(THE PROBLEM)
Images excluded, repeat each entry below exactly.

* Start RECORDS FOR THIS EXERCISE *

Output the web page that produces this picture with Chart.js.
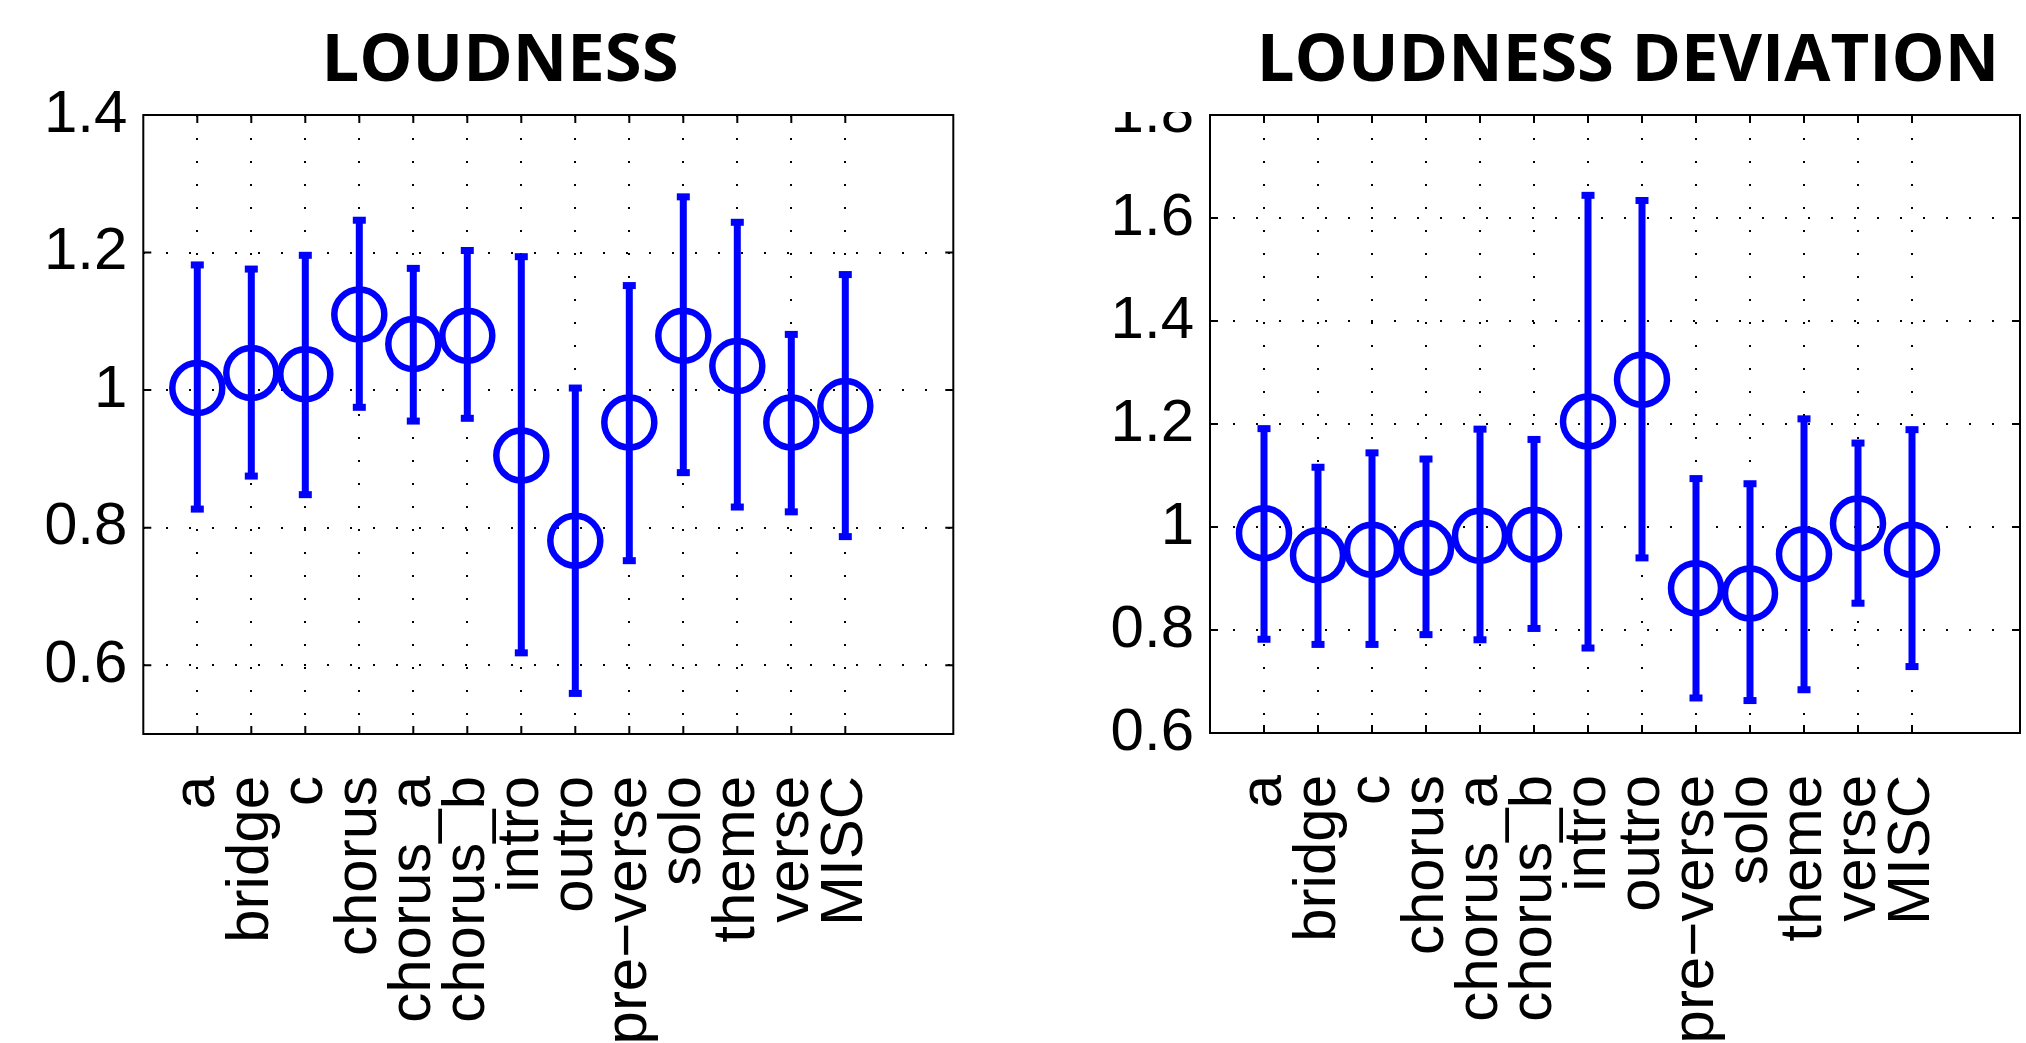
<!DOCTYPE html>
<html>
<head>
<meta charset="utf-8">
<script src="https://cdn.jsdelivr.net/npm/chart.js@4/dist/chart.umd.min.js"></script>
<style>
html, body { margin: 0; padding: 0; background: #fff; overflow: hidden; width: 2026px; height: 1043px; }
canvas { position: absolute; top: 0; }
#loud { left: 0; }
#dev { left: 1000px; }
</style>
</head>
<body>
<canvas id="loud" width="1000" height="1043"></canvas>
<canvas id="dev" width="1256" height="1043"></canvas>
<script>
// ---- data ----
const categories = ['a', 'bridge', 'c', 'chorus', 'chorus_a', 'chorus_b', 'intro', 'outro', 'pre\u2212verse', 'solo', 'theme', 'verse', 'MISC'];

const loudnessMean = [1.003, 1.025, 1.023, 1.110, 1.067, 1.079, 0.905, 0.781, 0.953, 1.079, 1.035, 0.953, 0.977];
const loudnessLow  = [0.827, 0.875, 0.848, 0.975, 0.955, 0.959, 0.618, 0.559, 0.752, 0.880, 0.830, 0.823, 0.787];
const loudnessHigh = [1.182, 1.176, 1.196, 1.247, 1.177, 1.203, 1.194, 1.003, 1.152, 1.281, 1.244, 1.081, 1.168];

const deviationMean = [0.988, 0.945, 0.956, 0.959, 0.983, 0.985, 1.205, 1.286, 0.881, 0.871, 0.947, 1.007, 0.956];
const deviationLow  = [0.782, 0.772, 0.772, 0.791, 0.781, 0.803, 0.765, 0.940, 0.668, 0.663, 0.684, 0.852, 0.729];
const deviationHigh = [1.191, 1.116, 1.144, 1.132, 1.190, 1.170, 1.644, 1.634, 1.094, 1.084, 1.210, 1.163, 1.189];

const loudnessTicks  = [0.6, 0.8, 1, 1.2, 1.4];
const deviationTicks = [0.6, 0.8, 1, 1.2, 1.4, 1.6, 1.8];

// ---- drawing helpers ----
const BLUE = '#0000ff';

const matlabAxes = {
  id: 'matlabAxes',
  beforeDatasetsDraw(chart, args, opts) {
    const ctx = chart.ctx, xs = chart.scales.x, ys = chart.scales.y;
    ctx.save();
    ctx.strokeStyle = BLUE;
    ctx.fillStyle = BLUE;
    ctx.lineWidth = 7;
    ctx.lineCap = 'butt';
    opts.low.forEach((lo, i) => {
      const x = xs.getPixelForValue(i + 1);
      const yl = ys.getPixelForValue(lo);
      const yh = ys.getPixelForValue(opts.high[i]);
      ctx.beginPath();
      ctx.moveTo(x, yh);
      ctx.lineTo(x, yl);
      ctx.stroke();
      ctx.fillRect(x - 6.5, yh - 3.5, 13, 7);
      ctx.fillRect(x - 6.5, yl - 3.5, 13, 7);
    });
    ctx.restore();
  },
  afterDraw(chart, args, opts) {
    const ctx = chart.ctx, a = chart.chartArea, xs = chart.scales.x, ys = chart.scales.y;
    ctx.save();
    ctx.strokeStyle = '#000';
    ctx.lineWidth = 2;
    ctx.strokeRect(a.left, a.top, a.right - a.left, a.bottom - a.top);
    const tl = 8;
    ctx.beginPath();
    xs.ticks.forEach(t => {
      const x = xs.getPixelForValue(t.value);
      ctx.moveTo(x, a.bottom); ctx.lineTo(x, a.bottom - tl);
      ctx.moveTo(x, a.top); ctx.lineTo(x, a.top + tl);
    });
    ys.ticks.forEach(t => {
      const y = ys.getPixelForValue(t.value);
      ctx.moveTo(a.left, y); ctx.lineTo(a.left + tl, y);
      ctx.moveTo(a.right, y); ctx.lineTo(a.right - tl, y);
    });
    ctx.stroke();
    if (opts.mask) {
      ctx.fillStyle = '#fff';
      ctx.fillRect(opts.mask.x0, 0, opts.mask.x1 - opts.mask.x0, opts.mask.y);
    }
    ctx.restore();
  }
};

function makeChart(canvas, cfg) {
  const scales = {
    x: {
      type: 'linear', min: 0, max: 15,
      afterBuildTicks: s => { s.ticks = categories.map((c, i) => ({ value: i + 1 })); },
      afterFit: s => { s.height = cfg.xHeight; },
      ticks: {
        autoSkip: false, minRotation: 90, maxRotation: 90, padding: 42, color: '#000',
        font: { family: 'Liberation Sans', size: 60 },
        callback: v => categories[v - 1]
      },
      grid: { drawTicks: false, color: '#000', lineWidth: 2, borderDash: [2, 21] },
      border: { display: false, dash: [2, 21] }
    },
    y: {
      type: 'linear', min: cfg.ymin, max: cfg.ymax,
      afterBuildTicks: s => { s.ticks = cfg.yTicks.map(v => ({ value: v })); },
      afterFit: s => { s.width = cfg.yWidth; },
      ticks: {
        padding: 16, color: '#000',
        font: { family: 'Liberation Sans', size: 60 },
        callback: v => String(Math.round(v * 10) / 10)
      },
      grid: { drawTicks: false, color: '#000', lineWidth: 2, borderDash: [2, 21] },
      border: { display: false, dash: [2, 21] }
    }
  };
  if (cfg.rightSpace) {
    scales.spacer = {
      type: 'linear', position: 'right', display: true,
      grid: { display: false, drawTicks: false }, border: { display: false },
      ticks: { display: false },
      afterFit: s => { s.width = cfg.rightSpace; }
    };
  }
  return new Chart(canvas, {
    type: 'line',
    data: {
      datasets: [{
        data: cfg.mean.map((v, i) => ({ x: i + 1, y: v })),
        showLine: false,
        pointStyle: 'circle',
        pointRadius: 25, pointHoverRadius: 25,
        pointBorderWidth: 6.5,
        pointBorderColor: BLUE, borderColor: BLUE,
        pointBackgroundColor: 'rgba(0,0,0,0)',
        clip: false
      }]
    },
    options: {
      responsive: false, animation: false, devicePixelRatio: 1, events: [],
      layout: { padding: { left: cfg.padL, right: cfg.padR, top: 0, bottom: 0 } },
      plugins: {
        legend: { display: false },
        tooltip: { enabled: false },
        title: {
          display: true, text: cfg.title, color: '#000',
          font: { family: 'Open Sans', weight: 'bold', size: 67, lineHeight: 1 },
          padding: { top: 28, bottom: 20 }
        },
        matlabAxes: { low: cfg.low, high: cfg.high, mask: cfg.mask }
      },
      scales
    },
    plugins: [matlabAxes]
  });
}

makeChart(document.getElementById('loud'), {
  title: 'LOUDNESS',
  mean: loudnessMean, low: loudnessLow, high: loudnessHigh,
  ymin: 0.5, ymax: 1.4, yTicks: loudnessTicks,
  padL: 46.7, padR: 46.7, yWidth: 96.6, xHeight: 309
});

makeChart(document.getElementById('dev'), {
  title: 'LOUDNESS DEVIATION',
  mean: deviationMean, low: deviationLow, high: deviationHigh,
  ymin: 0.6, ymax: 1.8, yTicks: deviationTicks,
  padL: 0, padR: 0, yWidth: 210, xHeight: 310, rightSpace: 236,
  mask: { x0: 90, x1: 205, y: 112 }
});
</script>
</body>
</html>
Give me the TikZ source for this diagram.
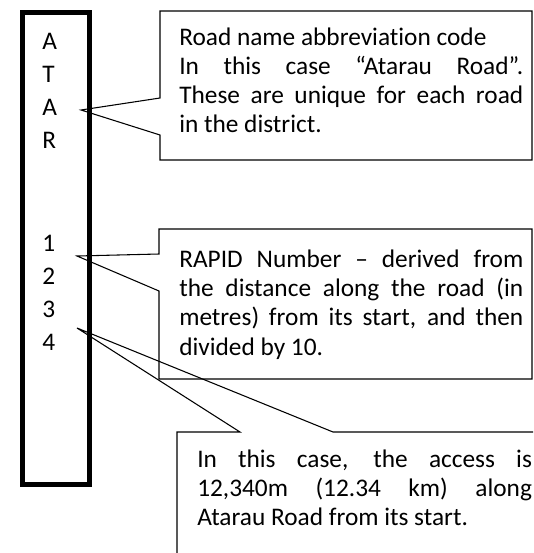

* End RECORDS FOR THIS EXERCISE *

(FINISHED TASK)
Output the web page that produces this picture with Chart.js.
<!DOCTYPE html>
<html>
<head>
<meta charset="utf-8">
<script src="https://cdn.jsdelivr.net/npm/chart.js@4/dist/chart.umd.min.js"></script>
<style>
html, body { margin: 0; padding: 0; background: #fff; overflow: hidden; width: 2026px; height: 1043px; }
canvas { position: absolute; top: 0; }
#loud { left: 0; }
#dev { left: 1000px; }
</style>
</head>
<body>
<canvas id="loud" width="1000" height="1043"></canvas>
<canvas id="dev" width="1256" height="1043"></canvas>
<script>
// ---- data ----
const categories = ['a', 'bridge', 'c', 'chorus', 'chorus_a', 'chorus_b', 'intro', 'outro', 'pre\u2212verse', 'solo', 'theme', 'verse', 'MISC'];

const loudnessMean = [1.003, 1.025, 1.023, 1.110, 1.067, 1.079, 0.905, 0.781, 0.953, 1.079, 1.035, 0.953, 0.977];
const loudnessLow  = [0.827, 0.875, 0.848, 0.975, 0.955, 0.959, 0.618, 0.559, 0.752, 0.880, 0.830, 0.823, 0.787];
const loudnessHigh = [1.182, 1.176, 1.196, 1.247, 1.177, 1.203, 1.194, 1.003, 1.152, 1.281, 1.244, 1.081, 1.168];

const deviationMean = [0.988, 0.945, 0.956, 0.959, 0.983, 0.985, 1.205, 1.286, 0.881, 0.871, 0.947, 1.007, 0.956];
const deviationLow  = [0.782, 0.772, 0.772, 0.791, 0.781, 0.803, 0.765, 0.940, 0.668, 0.663, 0.684, 0.852, 0.729];
const deviationHigh = [1.191, 1.116, 1.144, 1.132, 1.190, 1.170, 1.644, 1.634, 1.094, 1.084, 1.210, 1.163, 1.189];

const loudnessTicks  = [0.6, 0.8, 1, 1.2, 1.4];
const deviationTicks = [0.6, 0.8, 1, 1.2, 1.4, 1.6, 1.8];

// ---- drawing helpers ----
const BLUE = '#0000ff';

const matlabAxes = {
  id: 'matlabAxes',
  beforeDatasetsDraw(chart, args, opts) {
    const ctx = chart.ctx, xs = chart.scales.x, ys = chart.scales.y;
    ctx.save();
    ctx.strokeStyle = BLUE;
    ctx.fillStyle = BLUE;
    ctx.lineWidth = 7;
    ctx.lineCap = 'butt';
    opts.low.forEach((lo, i) => {
      const x = xs.getPixelForValue(i + 1);
      const yl = ys.getPixelForValue(lo);
      const yh = ys.getPixelForValue(opts.high[i]);
      ctx.beginPath();
      ctx.moveTo(x, yh);
      ctx.lineTo(x, yl);
      ctx.stroke();
      ctx.fillRect(x - 6.5, yh - 3.5, 13, 7);
      ctx.fillRect(x - 6.5, yl - 3.5, 13, 7);
    });
    ctx.restore();
  },
  afterDraw(chart, args, opts) {
    const ctx = chart.ctx, a = chart.chartArea, xs = chart.scales.x, ys = chart.scales.y;
    ctx.save();
    ctx.strokeStyle = '#000';
    ctx.lineWidth = 2;
    ctx.strokeRect(a.left, a.top, a.right - a.left, a.bottom - a.top);
    const tl = 8;
    ctx.beginPath();
    xs.ticks.forEach(t => {
      const x = xs.getPixelForValue(t.value);
      ctx.moveTo(x, a.bottom); ctx.lineTo(x, a.bottom - tl);
      ctx.moveTo(x, a.top); ctx.lineTo(x, a.top + tl);
    });
    ys.ticks.forEach(t => {
      const y = ys.getPixelForValue(t.value);
      ctx.moveTo(a.left, y); ctx.lineTo(a.left + tl, y);
      ctx.moveTo(a.right, y); ctx.lineTo(a.right - tl, y);
    });
    ctx.stroke();
    if (opts.mask) {
      ctx.fillStyle = '#fff';
      ctx.fillRect(opts.mask.x0, 0, opts.mask.x1 - opts.mask.x0, opts.mask.y);
    }
    ctx.restore();
  }
};

function makeChart(canvas, cfg) {
  const scales = {
    x: {
      type: 'linear', min: 0, max: 15,
      afterBuildTicks: s => { s.ticks = categories.map((c, i) => ({ value: i + 1 })); },
      afterFit: s => { s.height = cfg.xHeight; },
      ticks: {
        autoSkip: false, minRotation: 90, maxRotation: 90, padding: 42, color: '#000',
        font: { family: 'Liberation Sans', size: 60 },
        callback: v => categories[v - 1]
      },
      grid: { drawTicks: false, color: '#000', lineWidth: 2, borderDash: [2, 21] },
      border: { display: false, dash: [2, 21] }
    },
    y: {
      type: 'linear', min: cfg.ymin, max: cfg.ymax,
      afterBuildTicks: s => { s.ticks = cfg.yTicks.map(v => ({ value: v })); },
      afterFit: s => { s.width = cfg.yWidth; },
      ticks: {
        padding: 16, color: '#000',
        font: { family: 'Liberation Sans', size: 60 },
        callback: v => String(Math.round(v * 10) / 10)
      },
      grid: { drawTicks: false, color: '#000', lineWidth: 2, borderDash: [2, 21] },
      border: { display: false, dash: [2, 21] }
    }
  };
  if (cfg.rightSpace) {
    scales.spacer = {
      type: 'linear', position: 'right', display: true,
      grid: { display: false, drawTicks: false }, border: { display: false },
      ticks: { display: false },
      afterFit: s => { s.width = cfg.rightSpace; }
    };
  }
  return new Chart(canvas, {
    type: 'line',
    data: {
      datasets: [{
        data: cfg.mean.map((v, i) => ({ x: i + 1, y: v })),
        showLine: false,
        pointStyle: 'circle',
        pointRadius: 25, pointHoverRadius: 25,
        pointBorderWidth: 6.5,
        pointBorderColor: BLUE, borderColor: BLUE,
        pointBackgroundColor: 'rgba(0,0,0,0)',
        clip: false
      }]
    },
    options: {
      responsive: false, animation: false, devicePixelRatio: 1, events: [],
      layout: { padding: { left: cfg.padL, right: cfg.padR, top: 0, bottom: 0 } },
      plugins: {
        legend: { display: false },
        tooltip: { enabled: false },
        title: {
          display: true, text: cfg.title, color: '#000',
          font: { family: 'Open Sans', weight: 'bold', size: 67, lineHeight: 1 },
          padding: { top: 28, bottom: 20 }
        },
        matlabAxes: { low: cfg.low, high: cfg.high, mask: cfg.mask }
      },
      scales
    },
    plugins: [matlabAxes]
  });
}

makeChart(document.getElementById('loud'), {
  title: 'LOUDNESS',
  mean: loudnessMean, low: loudnessLow, high: loudnessHigh,
  ymin: 0.5, ymax: 1.4, yTicks: loudnessTicks,
  padL: 46.7, padR: 46.7, yWidth: 96.6, xHeight: 309
});

makeChart(document.getElementById('dev'), {
  title: 'LOUDNESS DEVIATION',
  mean: deviationMean, low: deviationLow, high: deviationHigh,
  ymin: 0.6, ymax: 1.8, yTicks: deviationTicks,
  padL: 0, padR: 0, yWidth: 210, xHeight: 310, rightSpace: 236,
  mask: { x0: 90, x1: 205, y: 112 }
});
</script>
</body>
</html>
Give me the TikZ source for this diagram.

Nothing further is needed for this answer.